_JOB:_ Any pictures should be left out; please print exactly the lines between the line with "Rebuild this chart as a component, using" and the line with "const TEXT = '#262626';", inclusive.

_MATERIAL:_
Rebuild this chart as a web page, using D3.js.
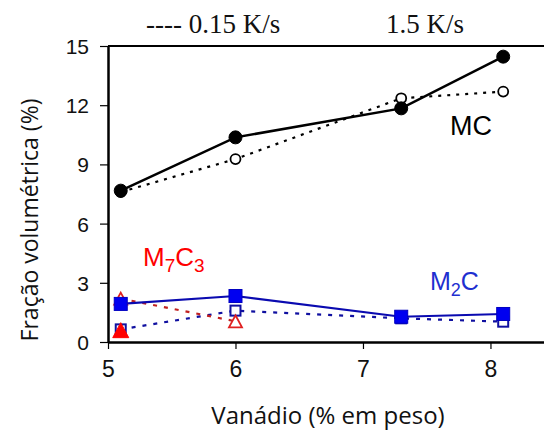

* * *

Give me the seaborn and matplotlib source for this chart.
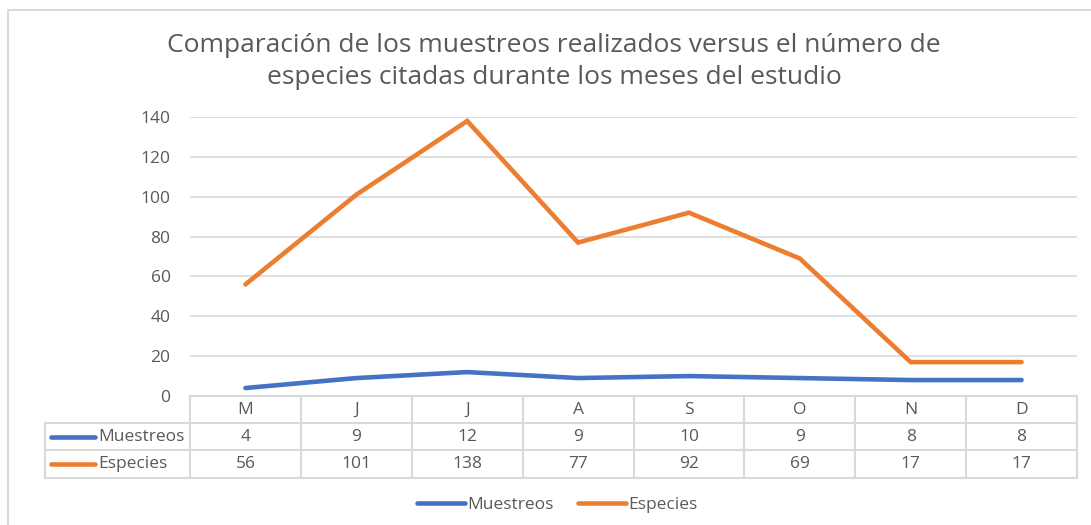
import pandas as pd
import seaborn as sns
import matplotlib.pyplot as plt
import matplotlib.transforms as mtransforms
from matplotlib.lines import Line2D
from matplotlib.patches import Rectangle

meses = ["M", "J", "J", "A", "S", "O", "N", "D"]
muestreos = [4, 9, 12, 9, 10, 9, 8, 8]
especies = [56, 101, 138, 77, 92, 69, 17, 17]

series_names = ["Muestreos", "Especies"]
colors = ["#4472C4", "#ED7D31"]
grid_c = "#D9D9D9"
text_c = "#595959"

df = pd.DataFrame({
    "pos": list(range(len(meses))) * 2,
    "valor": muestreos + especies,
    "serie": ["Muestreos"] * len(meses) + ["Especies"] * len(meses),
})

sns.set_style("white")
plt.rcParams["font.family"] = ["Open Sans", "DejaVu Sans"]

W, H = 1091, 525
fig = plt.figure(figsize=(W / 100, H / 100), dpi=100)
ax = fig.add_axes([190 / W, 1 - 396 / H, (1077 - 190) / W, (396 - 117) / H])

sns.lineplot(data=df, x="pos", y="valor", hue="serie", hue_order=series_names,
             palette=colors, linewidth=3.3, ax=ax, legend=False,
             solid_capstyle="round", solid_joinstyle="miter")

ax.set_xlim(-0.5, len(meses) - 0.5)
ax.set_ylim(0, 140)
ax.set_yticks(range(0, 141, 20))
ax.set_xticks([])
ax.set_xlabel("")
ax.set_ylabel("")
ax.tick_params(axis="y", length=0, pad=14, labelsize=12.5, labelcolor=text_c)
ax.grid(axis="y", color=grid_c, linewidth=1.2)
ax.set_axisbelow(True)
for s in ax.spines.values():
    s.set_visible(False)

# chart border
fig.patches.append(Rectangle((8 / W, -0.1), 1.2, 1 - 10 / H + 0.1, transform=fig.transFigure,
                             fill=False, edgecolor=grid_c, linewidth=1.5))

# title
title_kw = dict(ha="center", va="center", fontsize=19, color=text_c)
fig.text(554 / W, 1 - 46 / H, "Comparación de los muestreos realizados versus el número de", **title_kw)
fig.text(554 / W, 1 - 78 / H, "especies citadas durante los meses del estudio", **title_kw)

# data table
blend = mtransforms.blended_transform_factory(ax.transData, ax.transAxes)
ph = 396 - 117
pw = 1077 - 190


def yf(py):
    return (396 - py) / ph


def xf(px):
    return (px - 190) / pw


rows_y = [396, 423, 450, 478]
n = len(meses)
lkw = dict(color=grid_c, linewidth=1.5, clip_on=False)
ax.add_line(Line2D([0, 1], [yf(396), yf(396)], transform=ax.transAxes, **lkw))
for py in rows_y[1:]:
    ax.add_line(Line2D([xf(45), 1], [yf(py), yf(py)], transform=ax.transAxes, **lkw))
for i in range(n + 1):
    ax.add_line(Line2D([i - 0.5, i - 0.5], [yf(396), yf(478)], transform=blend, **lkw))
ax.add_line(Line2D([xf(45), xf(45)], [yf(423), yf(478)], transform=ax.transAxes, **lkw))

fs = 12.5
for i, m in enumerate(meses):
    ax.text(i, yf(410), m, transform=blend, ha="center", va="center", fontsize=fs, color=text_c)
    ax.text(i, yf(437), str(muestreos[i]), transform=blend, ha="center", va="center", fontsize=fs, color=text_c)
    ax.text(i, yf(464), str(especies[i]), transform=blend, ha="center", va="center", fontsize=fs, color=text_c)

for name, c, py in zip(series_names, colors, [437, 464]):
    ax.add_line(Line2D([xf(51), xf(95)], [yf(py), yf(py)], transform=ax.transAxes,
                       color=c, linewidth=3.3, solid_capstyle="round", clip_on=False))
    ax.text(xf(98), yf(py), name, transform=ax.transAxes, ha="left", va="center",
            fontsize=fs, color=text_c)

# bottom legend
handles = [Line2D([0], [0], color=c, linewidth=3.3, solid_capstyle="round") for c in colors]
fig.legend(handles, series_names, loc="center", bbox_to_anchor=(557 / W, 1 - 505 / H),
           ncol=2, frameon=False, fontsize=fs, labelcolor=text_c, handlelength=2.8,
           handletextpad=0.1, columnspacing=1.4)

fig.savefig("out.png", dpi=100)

...

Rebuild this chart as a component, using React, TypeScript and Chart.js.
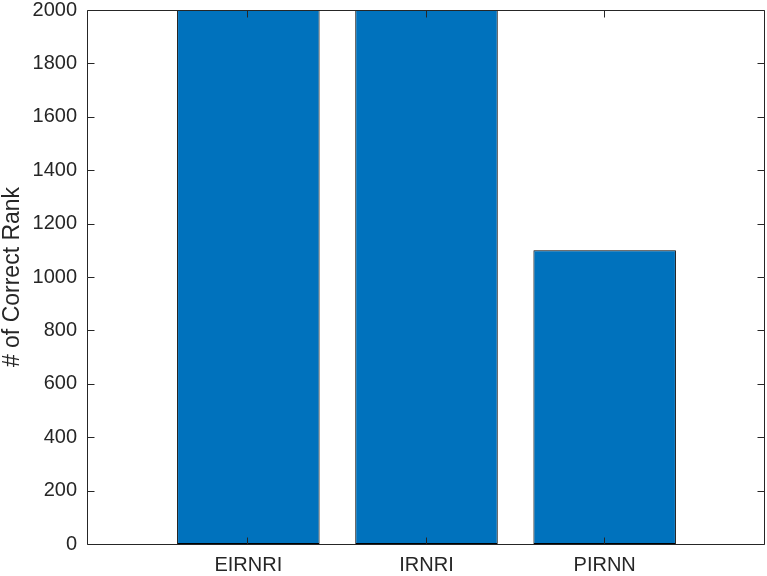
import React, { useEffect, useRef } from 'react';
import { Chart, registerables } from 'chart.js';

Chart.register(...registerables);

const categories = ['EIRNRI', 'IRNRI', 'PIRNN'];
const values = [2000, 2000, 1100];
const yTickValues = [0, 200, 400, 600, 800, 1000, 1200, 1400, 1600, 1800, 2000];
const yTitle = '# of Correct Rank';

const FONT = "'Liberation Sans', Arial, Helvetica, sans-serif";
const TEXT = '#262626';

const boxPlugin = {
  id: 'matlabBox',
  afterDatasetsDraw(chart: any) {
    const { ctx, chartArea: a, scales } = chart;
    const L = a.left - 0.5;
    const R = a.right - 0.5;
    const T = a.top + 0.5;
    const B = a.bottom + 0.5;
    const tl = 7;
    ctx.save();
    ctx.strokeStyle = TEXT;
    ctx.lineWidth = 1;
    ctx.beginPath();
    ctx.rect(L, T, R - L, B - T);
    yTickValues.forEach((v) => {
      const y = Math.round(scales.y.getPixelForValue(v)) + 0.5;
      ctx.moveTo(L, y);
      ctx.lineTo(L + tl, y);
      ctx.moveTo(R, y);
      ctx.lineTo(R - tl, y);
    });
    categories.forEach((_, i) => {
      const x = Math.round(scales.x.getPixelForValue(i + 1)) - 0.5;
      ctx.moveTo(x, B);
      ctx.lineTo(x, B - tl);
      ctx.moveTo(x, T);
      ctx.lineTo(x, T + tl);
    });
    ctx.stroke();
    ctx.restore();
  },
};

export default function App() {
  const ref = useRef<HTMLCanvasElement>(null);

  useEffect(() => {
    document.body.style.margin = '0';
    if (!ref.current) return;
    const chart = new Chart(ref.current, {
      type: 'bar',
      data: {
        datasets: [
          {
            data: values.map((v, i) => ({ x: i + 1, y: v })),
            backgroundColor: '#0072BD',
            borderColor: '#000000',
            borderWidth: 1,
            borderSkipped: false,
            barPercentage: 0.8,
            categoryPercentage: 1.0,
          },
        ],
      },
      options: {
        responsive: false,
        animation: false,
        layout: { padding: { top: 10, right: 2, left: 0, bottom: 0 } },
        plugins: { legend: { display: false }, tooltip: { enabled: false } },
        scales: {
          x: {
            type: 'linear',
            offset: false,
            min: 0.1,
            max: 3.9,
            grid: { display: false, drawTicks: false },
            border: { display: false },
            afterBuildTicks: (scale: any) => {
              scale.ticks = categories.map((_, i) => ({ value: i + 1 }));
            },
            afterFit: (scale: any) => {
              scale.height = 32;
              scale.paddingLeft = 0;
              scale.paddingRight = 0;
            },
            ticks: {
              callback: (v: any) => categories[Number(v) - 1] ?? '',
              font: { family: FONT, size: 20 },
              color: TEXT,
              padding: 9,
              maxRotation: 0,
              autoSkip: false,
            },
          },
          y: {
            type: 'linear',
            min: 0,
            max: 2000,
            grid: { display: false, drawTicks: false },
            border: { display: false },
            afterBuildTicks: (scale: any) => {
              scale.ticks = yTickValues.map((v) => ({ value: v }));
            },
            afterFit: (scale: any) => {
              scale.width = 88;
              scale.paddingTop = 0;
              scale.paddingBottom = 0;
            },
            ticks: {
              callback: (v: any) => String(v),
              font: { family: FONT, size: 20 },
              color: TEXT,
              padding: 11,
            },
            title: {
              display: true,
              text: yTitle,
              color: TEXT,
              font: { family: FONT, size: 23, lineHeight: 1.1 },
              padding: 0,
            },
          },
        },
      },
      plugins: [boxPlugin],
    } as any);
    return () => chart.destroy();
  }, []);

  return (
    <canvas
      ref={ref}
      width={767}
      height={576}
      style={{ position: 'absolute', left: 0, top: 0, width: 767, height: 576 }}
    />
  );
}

_SOLUTION TO THE EXERCISE:_
Rebuild this chart as a component, using React, TypeScript and Chart.js.
import React, { useEffect, useRef } from 'react';
import { Chart, registerables } from 'chart.js';

Chart.register(...registerables);

const categories = ['EIRNRI', 'IRNRI', 'PIRNN'];
const values = [2000, 2000, 1100];
const yTickValues = [0, 200, 400, 600, 800, 1000, 1200, 1400, 1600, 1800, 2000];
const yTitle = '# of Correct Rank';

const FONT = "'Liberation Sans', Arial, Helvetica, sans-serif";
const TEXT = '#262626';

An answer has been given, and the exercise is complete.